Chastity deserves a thorough study by everyone presently involved in the tired crisis of the Anglican Communion. The desire to manipulate outcomes, to control others, to dominate an otherwise messy situation inherited from our colonial, modern past is all about unchaste approaches to relationship. And our late great crisis is rife with unchastity.
Raise your hand if you didn’t see that one coming.
We see it a lot in bishops and clergy attempting to manipulate the situation to their own ends. We see it in the floundering of the office of the Archbishop of Canterbury attempting to control through appeasement and veiled threats.
Helmer’s too smart to play the martyr.
We see it in the unwillingness to acknowledge our actions within our own Church have unforeseen consequences for everyone — both good and bad.
We have already seen the failed outcomes of dishonest ecclesiastical legislating that is inherently unchaste for its attempt to placate rather than humbly hold the truth. And we know too well the abuse of reports and non-binding councils as instruments of shadow law, and the potential of distorting covenant into a tool of manipulation.
However it’s obvious where Helmer stands.
But there is good news. Chastity has been in evidence in the increasing number of voices of those who recognize our disagreements as a Communion, but yet insist that costly communion in Christ is far more valuable than agreement.

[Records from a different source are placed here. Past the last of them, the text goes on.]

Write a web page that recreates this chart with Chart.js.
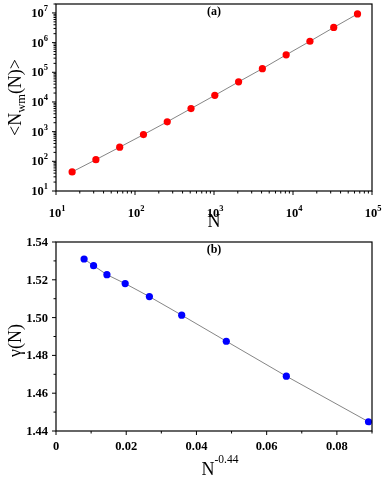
<!DOCTYPE html>
<html>
<head>
<meta charset="utf-8">
<script src="https://cdn.jsdelivr.net/npm/chart.js@4.4.1/dist/chart.umd.min.js"></script>
<style>
  body { margin: 0; background: #fff; }
  canvas { display: block; }
</style>
</head>
<body>
<canvas id="plot-a" width="382" height="230"></canvas>
<canvas id="plot-b" width="382" height="248"></canvas>
<script>
// (a) <N_wm(N)> vs N, log-log
var sizesN = [16, 32, 64, 128, 256, 512, 1024, 2048, 4096, 8192, 16384, 32768, 65536];
var meanNwm = [44, 114, 300, 794, 2150, 6000, 16700, 47600, 132500, 388000, 1110000, 3240000, 9260000];
var decadesX = [1, 2, 3, 4, 5];
var decadesY = [1, 2, 3, 4, 5, 6, 7];

// (b) gamma(N) vs N^-0.44
var nPow = [0.0080, 0.0107, 0.0145, 0.0197, 0.0266, 0.0358, 0.0485, 0.0656, 0.0890];
var gammaN = [1.5310, 1.5275, 1.5227, 1.5180, 1.5111, 1.5013, 1.4875, 1.4690, 1.4449];
var ticksXb = [0, 0.02, 0.04, 0.06, 0.08];
var ticksYb = [1.44, 1.46, 1.48, 1.50, 1.52, 1.54];

var SERIF = '"Liberation Serif", "Times New Roman", serif';

function toPoints(xs, ys) {
    return xs.map(function(x, i) { return { x: x, y: ys[i] }; });
}

// draw pieces of text [{t, size, bold, dy}] starting at x along baseline y
function richWidth(ctx, parts) {
    var w = 0;
    parts.forEach(function(p) {
        ctx.font = (p.bold ? 'bold ' : '') + p.size + 'px ' + SERIF;
        w += ctx.measureText(p.t).width;
    });
    return w;
}
function drawRich(ctx, parts, x, y, align) {
    var w = richWidth(ctx, parts);
    if (align === 'center') x -= w / 2;
    if (align === 'right') x -= w;
    ctx.textAlign = 'left';
    ctx.textBaseline = 'alphabetic';
    parts.forEach(function(p) {
        ctx.font = (p.bold ? 'bold ' : '') + p.size + 'px ' + SERIF;
        ctx.fillText(p.t, x, y + (p.dy || 0));
        x += ctx.measureText(p.t).width;
    });
}
function pow10(e) {
    return [{ t: '10', size: 12.5, bold: true }, { t: String(e), size: 8.5, bold: true, dy: -6 }];
}

function frame(ctx, a) {
    ctx.strokeStyle = '#000';
    ctx.lineWidth = 1.2;
    ctx.strokeRect(a.left, a.top, a.right - a.left, a.bottom - a.top);
}
function xTick(ctx, a, px, len) {
    ctx.beginPath();
    ctx.moveTo(px, a.bottom);
    ctx.lineTo(px, a.bottom + len);
    ctx.stroke();
}
function yTick(ctx, a, py, len) {
    ctx.beginPath();
    ctx.moveTo(a.left, py);
    ctx.lineTo(a.left - len, py);
    ctx.stroke();
}

var axesA = {
    id: 'axesA',
    afterDraw: function(chart) {
        var ctx = chart.ctx, a = chart.chartArea;
        var sx = chart.scales.x, sy = chart.scales.y;
        ctx.save();
        ctx.fillStyle = '#000';
        frame(ctx, a);
        ctx.lineWidth = 1;
        decadesX.forEach(function(e) {
            var v = Math.pow(10, e);
            xTick(ctx, a, sx.getPixelForValue(v), 4);
            if (e < 5) {
                for (var m = 2; m < 10; m++) xTick(ctx, a, sx.getPixelForValue(m * v), 2.5);
            }
            drawRich(ctx, pow10(e), sx.getPixelForValue(v) + 1, 217, 'center');
        });
        decadesY.forEach(function(e) {
            var v = Math.pow(10, e);
            yTick(ctx, a, sy.getPixelForValue(v), 4);
            for (var m = 2; m < 10; m++) {
                if (m * v <= sy.max) yTick(ctx, a, sy.getPixelForValue(m * v), 2.5);
            }
            drawRich(ctx, pow10(e), 48, sy.getPixelForValue(v) + 4, 'right');
        });
        // axis titles
        drawRich(ctx, [{ t: 'N', size: 18 }], (a.left + a.right) / 2, 227, 'center');
        ctx.save();
        ctx.translate(21, (a.top + a.bottom) / 2);
        ctx.rotate(-Math.PI / 2);
        drawRich(ctx, [{ t: '<N', size: 18 }, { t: 'wm', size: 12.5, dy: 4 }, { t: '(N)>', size: 18 }], 0, 0, 'center');
        ctx.restore();
        drawRich(ctx, [{ t: '(a)', size: 12, bold: true }], 214, 15, 'center');
        ctx.restore();
    }
};

var axesB = {
    id: 'axesB',
    afterDraw: function(chart) {
        var ctx = chart.ctx, a = chart.chartArea;
        var sx = chart.scales.x, sy = chart.scales.y;
        ctx.save();
        ctx.fillStyle = '#000';
        frame(ctx, a);
        ctx.lineWidth = 1;
        ticksXb.forEach(function(v) {
            var px = sx.getPixelForValue(v);
            xTick(ctx, a, px, 4);
            xTick(ctx, a, sx.getPixelForValue(v + 0.01), 2.5);
            drawRich(ctx, [{ t: v === 0 ? '0' : v.toFixed(2), size: 12.5, bold: true }], px, 220, 'center');
        });
        ticksYb.forEach(function(v) {
            var py = sy.getPixelForValue(v);
            yTick(ctx, a, py, 4);
            if (v < 1.54) yTick(ctx, a, sy.getPixelForValue(v + 0.01), 2.5);
            drawRich(ctx, [{ t: v.toFixed(2), size: 12.5, bold: true }], 48, py + 4, 'right');
        });
        drawRich(ctx, [{ t: 'N', size: 18 }, { t: '-0.44', size: 11.5, dy: -12 }], (a.left + a.right) / 2 + 6, 245, 'center');
        ctx.save();
        ctx.translate(21, (a.top + a.bottom) / 2 + 4);
        ctx.rotate(-Math.PI / 2);
        drawRich(ctx, [{ t: 'γ(N)', size: 18 }], 0, 0, 'center');
        ctx.restore();
        drawRich(ctx, [{ t: '(b)', size: 12, bold: true }], 214, 23, 'center');
        ctx.restore();
    }
};

function baseOptions(pad) {
    return {
        responsive: false,
        animation: false,
        layout: { padding: pad },
        plugins: { legend: { display: false }, tooltip: { enabled: false } },
        scales: {}
    };
}

var optsA = baseOptions({ left: 56, right: 10, top: 2, bottom: 39 });
optsA.scales = {
    x: { type: 'logarithmic', min: 10, max: 100000, display: false },
    y: { type: 'logarithmic', min: 10, max: 20000000, display: false }
};

new Chart(document.getElementById('plot-a'), {
    type: 'scatter',
    data: {
        datasets: [{
            data: toPoints(sizesN, meanNwm),
            showLine: true,
            borderColor: '#666666',
            borderWidth: 0.8,
            pointRadius: 3.6,
            pointBackgroundColor: '#ff0000',
            pointBorderWidth: 0
        }]
    },
    options: optsA,
    plugins: [axesA]
});

var optsB = baseOptions({ left: 56, right: 10, top: 12, bottom: 47 });
optsB.scales = {
    x: { type: 'linear', min: 0, max: 0.09, display: false },
    y: { type: 'linear', min: 1.44, max: 1.54, display: false }
};

new Chart(document.getElementById('plot-b'), {
    type: 'scatter',
    data: {
        datasets: [{
            data: toPoints(nPow, gammaN),
            showLine: true,
            borderColor: '#666666',
            borderWidth: 0.8,
            pointRadius: 3.6,
            pointBackgroundColor: '#0000ff',
            pointBorderWidth: 0
        }]
    },
    options: optsB,
    plugins: [axesB]
});
</script>
</body>
</html>
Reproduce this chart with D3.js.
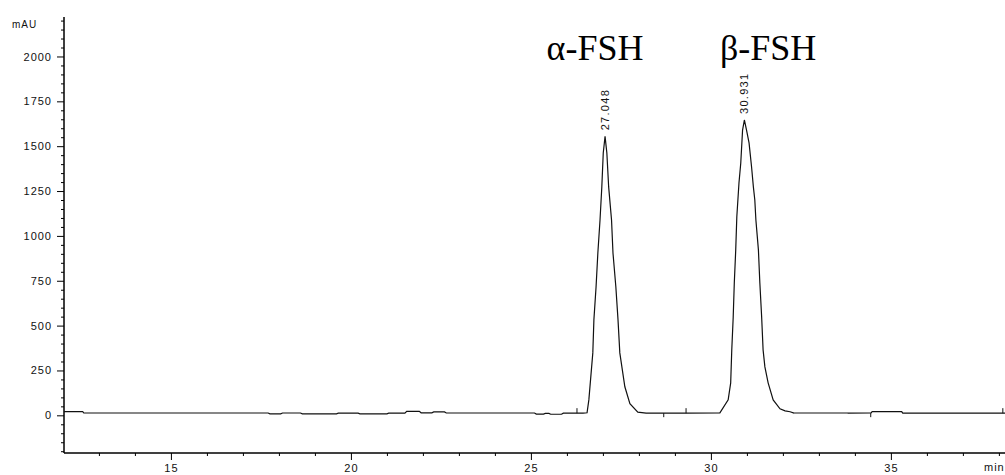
<!DOCTYPE html>
<html>
<head>
<meta charset="utf-8">
<script src="https://cdn.jsdelivr.net/npm/d3@7"></script>
<style>
  body { margin: 0; background: #fff; }
  svg { display: block; }
</style>
</head>
<body>
<div id="chart"></div>
<script>
(function () {
    'use strict';
    var w = 1005;
    var h = 475;

    // retention time (min) and signal (mAU)
    var rt = [12.03, 12.55, 12.58, 17.70, 17.75, 18.05, 18.10, 18.60, 18.65, 19.60,
        19.65, 20.20, 20.25, 21.00, 21.05, 21.50, 21.55, 21.90, 21.95, 22.25,
        22.30, 22.60, 22.65, 25.10, 25.15, 25.35, 25.40, 25.50, 25.55, 25.85,
        25.90, 26.45, 26.56, 26.61, 26.72, 26.75, 26.81, 26.86, 26.92, 26.97,
        27.01, 27.06, 27.11, 27.16, 27.24, 27.28, 27.36, 27.42, 27.47, 27.61,
        27.75, 27.97, 28.20, 29.30, 30.25, 30.48, 30.55, 30.58, 30.62, 30.65,
        30.69, 30.72, 30.78, 30.83, 30.88, 30.93, 30.99, 31.06, 31.13, 31.18,
        31.22, 31.25, 31.32, 31.36, 31.41, 31.45, 31.50, 31.59, 31.73, 31.92,
        32.06, 32.20, 32.31, 33.80, 34.45, 34.48, 35.30, 35.33, 38.17];
    var mAU = [21, 21, 13, 13, 8, 8, 13, 13, 8, 8,
        12, 12, 8, 8, 12, 12, 22, 22, 14, 14,
        19, 19, 13, 13, 7, 7, 11, 11, 6, 6,
        12, 12, 14, 86, 348, 532, 715, 905, 1089, 1273,
        1462, 1555, 1462, 1273, 1089, 905, 715, 532, 348, 159,
        65, 18, 12, 12, 14, 86, 181, 365, 548, 738,
        922, 1105, 1295, 1406, 1590, 1646, 1590, 1518, 1384, 1273,
        1200, 1089, 922, 738, 548, 365, 270, 181, 86, 36,
        25, 20, 12, 12, 14, 21, 21, 12, 12];

    // peak annotations
    var peakRT = [27.048, 30.931];
    var peakLabel = ["27.048", "30.931"];
    var peakTop = [1555, 1646];
    var peakName = ["\u03b1-FSH", "\u03b2-FSH"];
    var nameRT = [26.78, 31.59];

    // integration baseline segment and event marks
    var baseSeg = [32.31, 33.80];
    var baseLevel = 12;
    var eventRT = [26.28, 28.69, 29.31, 34.44, 38.11];
    var eventDir = [1, -1, 1, -1, 1];

    var yMajor = [0, 250, 500, 750, 1000, 1250, 1500, 1750, 2000];
    var xMajor = [15, 20, 25, 30, 35];

    var data = rt.map(function (t, i) { return {t: t, v: mAU[i]}; });

    var x = d3.scaleLinear().domain([12.03, 38.17]).range([64, 1005]);
    var y = d3.scaleLinear().domain([-210, 2220]).range([453, 17]);

    var svg = d3.select("#chart")
        .append("svg")
        .attr("width", w)
        .attr("height", h);

    var tickFont = "'Liberation Sans', Arial, sans-serif";

    // y axis
    var yMinor = d3.range(-200, 2201, 50).filter(function (d) { return d % 250 !== 0; });
    var yAxis = svg.append("g").attr("transform", "translate(64,0)");
    yAxis.call(d3.axisLeft(y).tickValues(yMinor).tickSize(3).tickFormat(""));
    yAxis.append("g").call(d3.axisLeft(y).tickValues(yMajor).tickSize(7).tickPadding(5)
        .tickFormat(d3.format("d")));
    yAxis.selectAll(".domain").attr("d", "M0," + y(-210) + "V" + y(2220)).attr("stroke", "#000");
    yAxis.selectAll("line").attr("stroke", "#000");
    yAxis.selectAll("text")
        .attr("font-family", tickFont)
        .attr("font-size", "11px")
        .attr("letter-spacing", "1px")
        .attr("fill", "#111");

    // x axis
    var xMinor = d3.range(13, 39, 1).filter(function (d) { return d % 5 !== 0; });
    var xAxis = svg.append("g").attr("transform", "translate(0,453)");
    xAxis.call(d3.axisBottom(x).tickValues(xMinor).tickSize(3).tickFormat(""));
    xAxis.append("g").call(d3.axisBottom(x).tickValues(xMajor).tickSize(7).tickPadding(4));
    xAxis.selectAll(".domain").attr("d", "M" + x(12.03) + ",0H" + x(38.17)).attr("stroke", "#000");
    xAxis.selectAll("line").attr("stroke", "#000");
    xAxis.selectAll("text")
        .attr("font-family", tickFont)
        .attr("font-size", "11px")
        .attr("letter-spacing", "1px")
        .attr("fill", "#111");

    // unit labels
    svg.append("text")
        .text("mAU")
        .attr("x", 12).attr("y", 28)
        .attr("font-family", tickFont).attr("font-size", "10px")
        .attr("letter-spacing", "1px").attr("fill", "#111");
    svg.append("text")
        .text("min")
        .attr("x", 984).attr("y", 471)
        .attr("font-family", tickFont).attr("font-size", "11px")
        .attr("letter-spacing", "1px").attr("fill", "#111");

    // trace
    var line = d3.line()
        .x(function (d) { return x(d.t); })
        .y(function (d) { return y(d.v); });

    svg.append("path")
        .datum(data)
        .attr("d", line)
        .attr("fill", "none")
        .attr("stroke", "#111")
        .attr("stroke-width", 1.2);

    // drawn baseline segment
    svg.append("line")
        .attr("x1", x(baseSeg[0])).attr("x2", x(baseSeg[1]))
        .attr("y1", y(baseLevel)).attr("y2", y(baseLevel))
        .attr("stroke", "#888")
        .attr("stroke-width", 1.6);

    // event marks
    svg.selectAll(".evt")
        .data(eventRT)
        .enter()
        .append("line")
        .attr("class", "evt")
        .attr("x1", function (d) { return x(d); })
        .attr("x2", function (d) { return x(d); })
        .attr("y1", y(baseLevel))
        .attr("y2", function (d, i) { return y(baseLevel) - (eventDir[i] > 0 ? 5 : -4); })
        .attr("stroke", "#111")
        .attr("stroke-width", 1);

    // retention time labels
    svg.selectAll(".rtlab")
        .data(peakRT)
        .enter()
        .append("text")
        .attr("class", "rtlab")
        .text(function (d, i) { return peakLabel[i]; })
        .attr("transform", function (d, i) {
            return "translate(" + (x(d) + 4) + "," + (y(peakTop[i]) - 6) + ") rotate(-90)";
        })
        .attr("font-family", tickFont)
        .attr("font-size", "11px")
        .attr("letter-spacing", "1.3px")
        .attr("fill", "#111");

    // peak names
    svg.selectAll(".pname")
        .data(nameRT)
        .enter()
        .append("text")
        .attr("class", "pname")
        .text(function (d, i) { return peakName[i]; })
        .attr("x", function (d) { return x(d); })
        .attr("y", 60)
        .attr("text-anchor", "middle")
        .attr("font-family", "'Liberation Serif', 'Times New Roman', serif")
        .attr("font-size", "36px")
        .attr("fill", "#000");
}());
</script>
</body>
</html>
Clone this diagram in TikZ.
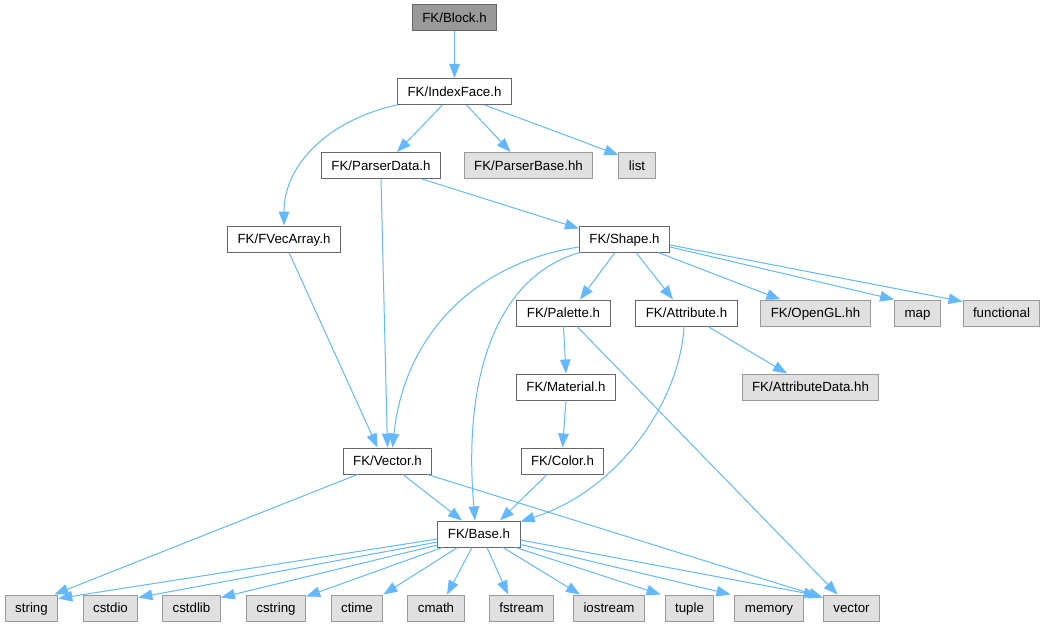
\documentclass[tikz,border=0pt]{standalone}
\usepackage{fontspec}
\setmainfont{Liberation Sans}
\usetikzlibrary{arrows.meta}
\definecolor{edgeblue}{HTML}{63B8FF}
\definecolor{boxline}{HTML}{666666}
\definecolor{sysline}{HTML}{999999}
\definecolor{sysfill}{HTML}{E0E0E0}
\tikzset{
  file/.style={draw=boxline, fill=white, line width=1pt, minimum height=26pt,
    inner xsep=10pt, text height=12pt, text depth=2.4pt,
    font=\fontsize{13.3}{16}\selectfont},
  root/.style={file, fill=sysline},
  sys/.style={file, draw=sysline, fill=sysfill},
  edge/.style={-{Triangle[length=14pt,width=10.5pt]}, draw=edgeblue, line width=1pt}
}

\begin{document}
\begin{tikzpicture}[x=1pt,y=-1pt]
\useasboundingbox[fill=white] (0,0) rectangle (1047,626);
% headers of the project
\node[root] (block) at (454.5,18) {FK/Block.h};
\node[file] (indexface) at (454.5,91.5) {FK/IndexFace.h};
\node[file] (parserdata) at (381,165.5) {FK/ParserData.h};
\node[sys] (parserbase) at (528.5,165.5) {FK/ParserBase.hh};
\node[sys] (list) at (637,165.5) {list};
\node[file] (fvecarray) at (284,239) {FK/FVecArray.h};
\node[file] (shape) at (624.5,239) {FK/Shape.h};
\node[file] (palette) at (563.5,313) {FK/Palette.h};
\node[file] (attribute) at (686.5,313) {FK/Attribute.h};
\node[sys] (opengl) at (815.5,313) {FK/OpenGL.hh};
\node[sys] (map) at (917.5,313) {map};
\node[sys] (functional) at (1001.5,313) {functional};
\node[file] (material) at (566,387) {FK/Material.h};
\node[sys] (attributedata) at (810.5,387) {FK/AttributeData.hh};
\node[file] (color) at (562.5,461) {FK/Color.h};
\node[file] (vector) at (387.5,461) {FK/Vector.h};
\node[file] (base) at (479,534) {FK/Base.h};
% system headers
\node[sys] (string) at (31.5,608) {string};
\node[sys] (cstdio) at (110.5,608) {cstdio};
\node[sys] (cstdlib) at (191.5,608) {cstdlib};
\node[sys] (cstring) at (276,608) {cstring};
\node[sys] (ctime) at (357,608) {ctime};
\node[sys] (cmath) at (436,608) {cmath};
\node[sys] (fstream) at (521.5,608) {fstream};
\node[sys] (iostream) at (609,608) {iostream};
\node[sys] (tuple) at (689.5,608) {tuple};
\node[sys] (memory) at (769,608) {memory};
\node[sys] (vectorstd) at (851.5,608) {vector};

% includes
\draw[edge] (block) -- (indexface);
\draw[edge] (indexface.south west) to[out=192,in=90] (fvecarray.north);
\draw[edge] ([xshift=-12pt]indexface.south) -- ([xshift=16pt]parserdata.north);
\draw[edge] ([xshift=12pt]indexface.south) -- ([xshift=-18pt]parserbase.north);
\draw[edge] ([xshift=30pt]indexface.south) -- ([yshift=-3pt]list.north west);
\draw[edge] (parserdata.south) -- (vector.north);
\draw[edge] ([xshift=41pt]parserdata.south) -- ([yshift=-3pt]shape.north west);
\draw[edge] ([xshift=5pt]fvecarray.south) -- ([xshift=-10pt]vector.north);
\draw[edge] ([yshift=-8pt]shape.west) .. controls (480,262) and (405,330) .. ([xshift=5pt]vector.north);
\draw[edge] ([xshift=1pt]shape.south west) .. controls (500,275) and (462,370) .. ([xshift=-4pt]base.north);
\draw[edge] ([xshift=-9.5pt]shape.south) -- ([xshift=16.5pt]palette.north);
\draw[edge] ([xshift=11.5pt]shape.south) -- ([xshift=-13.5pt]attribute.north);
\draw[edge] ([xshift=-12pt]shape.south east) -- ([xshift=-35pt]opengl.north);
\draw[edge] ([yshift=-8pt]shape.east) -- (map.north west);
\draw[edge] ([yshift=-6pt]shape.east) -- ([yshift=-2pt]functional.north west);
\draw[edge] (palette.south) -- (material.north);
\draw[edge] ([xshift=13.5pt]palette.south) -- ([xshift=-14pt]vectorstd.north);
\draw[edge] ([xshift=-2.5pt]attribute.south) .. controls (680,400) and (620,490) .. ([yshift=-1pt]base.north east);
\draw[edge] ([xshift=21.5pt]attribute.south) -- ([xshift=-23.5pt]attributedata.north);
\draw[edge] (material.south) -- (color.north);
\draw[edge] ([xshift=-15.5pt]color.south) -- ([xshift=21pt]base.north);
\draw[edge] ([xshift=-30pt]vector.south) -- ([xshift=-4pt]string.north east);
\draw[edge] ([xshift=15.5pt]vector.south) -- ([xshift=-17pt]base.north);
\draw[edge] ([xshift=-5pt]vector.south east) -- ([yshift=-3pt]vectorstd.north west);
% Base.h includes
\draw[edge] ([yshift=-5pt]base.west) -- ([yshift=-4pt]string.north east);
\draw[edge] ([yshift=-8pt]base.west) -- ([yshift=-3pt]cstdio.north east);
\draw[edge] ([yshift=-11pt]base.west) -- ([yshift=-3pt]cstdlib.north east);
\draw[edge] ([xshift=5pt]base.south west) -- ([yshift=-2pt]cstring.north east);
\draw[edge] ([xshift=20pt]base.south west) -- (ctime.north east);
\draw[edge] ([xshift=-7pt]base.south) -- ([xshift=11pt]cmath.north);
\draw[edge] ([xshift=8pt]base.south) -- ([xshift=-13.5pt]fstream.north);
\draw[edge] ([xshift=24pt]base.south) -- ([xshift=-29pt]iostream.north);
\draw[edge] ([xshift=-5pt]base.south east) -- ([xshift=-4pt]tuple.north west);
\draw[edge] ([yshift=3pt]base.south east) -- ([xshift=-4pt]memory.north west);
\draw[edge] ([yshift=-6pt]base.east) -- ([xshift=-5pt,yshift=-1pt]vectorstd.north west);
\end{tikzpicture}
\end{document}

And if that wasn’t clear enough for you…
Chastity has long been in evidence by those courageous, oft-threatened “firsts” of our faith who inhabit dangerous positions not for power or the quixotic pursuit of perfection, but simply by being who they are and following God’s call as best they can. The consecrations in the Diocese of Los Angeles are some of the most recent examples of this form of chastity.
Basically, we’re down to this. The consecration of a practicing homosexual is a “form of chastity.” Strenuously objectiing to it is a form of unchastity. Since chastity really has nothing to do with sex.
Oh, it does if you’re going to get all superficial like the conservatives do. But to be really chaste, you have to go a lot deeper than that. So deep that you’re going to need Dick Helmer to show you the way down.
Chastity demands we return to what is real, setting aside the spectacles of objectification, and learn again to see ourselves, others, and the world through Christ’s loving eyes. Chastity calls us to embrace our humility and acknowledge our lack of control — to some degree over ourselves, and to an even greater degree over others. Chastity asks us to hope rather than to expect, to forgive rather than to condemn, to cultivate rather than destroy. Perhaps most importantly, chastity insists that God be God, not a projection of our own desires. Chastity towards the divine is captured in that critical turn of phrase in the Lord’s prayer: “thy will be done…”
Actually, chastity means refraining from sexual intercourse unless you’re married to the person you’re doing or the person who is doing you, as the case may be. No more, no less. But any port in a storm, huh, Dick?